P000370
Sunday, February 03, 2002 2:46 PM
(no subject)
Dear Mr. Ashcroft,
I am writing to you to let you know that I OBJECT to the Victim's
Compensation Fund for the following reasons: There are many of us victims
who feel the fund is WOEFULLY INADEQUATE as it stands now. The DOJ has
ignored the fundamental mandate of the act to provide FULL and FAIR
compensation to victims and their families, and instead created a formulaic
federal program based on irrelevant concepts more familiar to the
bureaucracy. The DOJ's proposed awards for noneconomic damages are only
1/10th the level paid in comparable cases such as Lockerbie. Congress
explicitly enumerated a broad range of non-economic damages for which the
victims and their families shall be compensated. The DOJ ignored this, and
based its presumed awards on a military gropu life insurance program (SGLI)
with a maximum of 250K, and a federal statue providing 250K to families of
fallen public safetly officers - on top of other amounts they may receive.
The DOJ's approach assumes that Congress intended the non-economic damages
to be illusory, because a 250K SGLI payment would, for a serviceman killed at
the Pentagon, would wipe out those damages under the collateral offset
requirements. The DOJ's proposed awards for economic damages GROSSLY
undersetimates the actual losses. Forensic economists have discovered other
SERIOUS flaws in the DOJ's methodology. The DOJ underestimates promotions
and other increases in earnings for victims. It relied on federal civil
service and military retirement system boards that track federal worker
incomes and pensions requirements, not the higher-paying private sector
career paths. My husband was a CIVILIAN not a federal employee and this
should not be used to calculate my ACTUAL losses!! The DOJ's reliance on
past 3 years of income, looks SUSPICIOUSLY like a federal pension approach,
rather than considering the likely income earning potential of the decedent,
as is routinely done in wrongful death cases. The regulations ARBITRARLIY
cap the victim's income, potentially cutting the comnpensation amount by 50%.

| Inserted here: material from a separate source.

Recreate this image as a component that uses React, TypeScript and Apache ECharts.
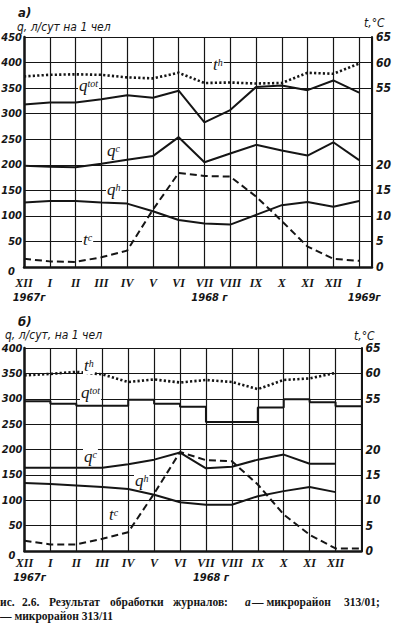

As a result, many widows will have to sell their homes, deplete their
children's college savings accounts, and give up their plans of being
full-time parents while their children are young. I seriously doubt this is
what Congress intended! The low level of presumtive awards will result in
MANY families receiving little or nothing from the fund, once the collateral
source deductions are made. Please note in a court case this "rule" would
not apply! A families award may be increased above the "presumptive" award
only by a showing of "extraordinary circumstances, beyond those suffered by
other victims or their families. This makes the hearing or appeal to the
Special Master a mere CHARADE! The DOJ should fulfill, rather than flout,
the act's INTENT by REVISING its rules to compensate victims and their
families for the types of damages SPECIFIED by CONGRESS, at levels comparable
to those provided in the tort system the fund was designed to replace.
Mr. Ashcroft, I fully support and appreciate the War on Terrorism. I am
imploring you to do the right thing by the families, all 2800+ of us, who
lost their husbands, fathers, sons, daughters and plans for their families
future on September 11, 2001. Please do me one favor and put yourself in my
place for one minute. Suppose it was your wife, son or daughter who was
murdered in the terrorist attacks, would you be pleased with the DOJ's
implimentation of Congress' airline bailout act? This act gave the airlines
15 billion dollars of taxpayers' money and capped the airlines liability at
the limits of their insurance coverage. It set up the fund so the airlines'
bailout would not come at the expense of the victims' families. Why are we
so quick to help the airlines and yet try to nickle and dime the American
people, who are taxpayers and voters? Please do the RIGHT THING and stop
victimizing us with this charade of a fund called the Victim's Compensation
Fund, it really should be called the Victim's NON-Compensation Fund, as I a
mother of 5 young children ages 9,8,6,5 and 2 will wind up with little or
NOTHING if the rules are not changed. Does that seem like justice to you?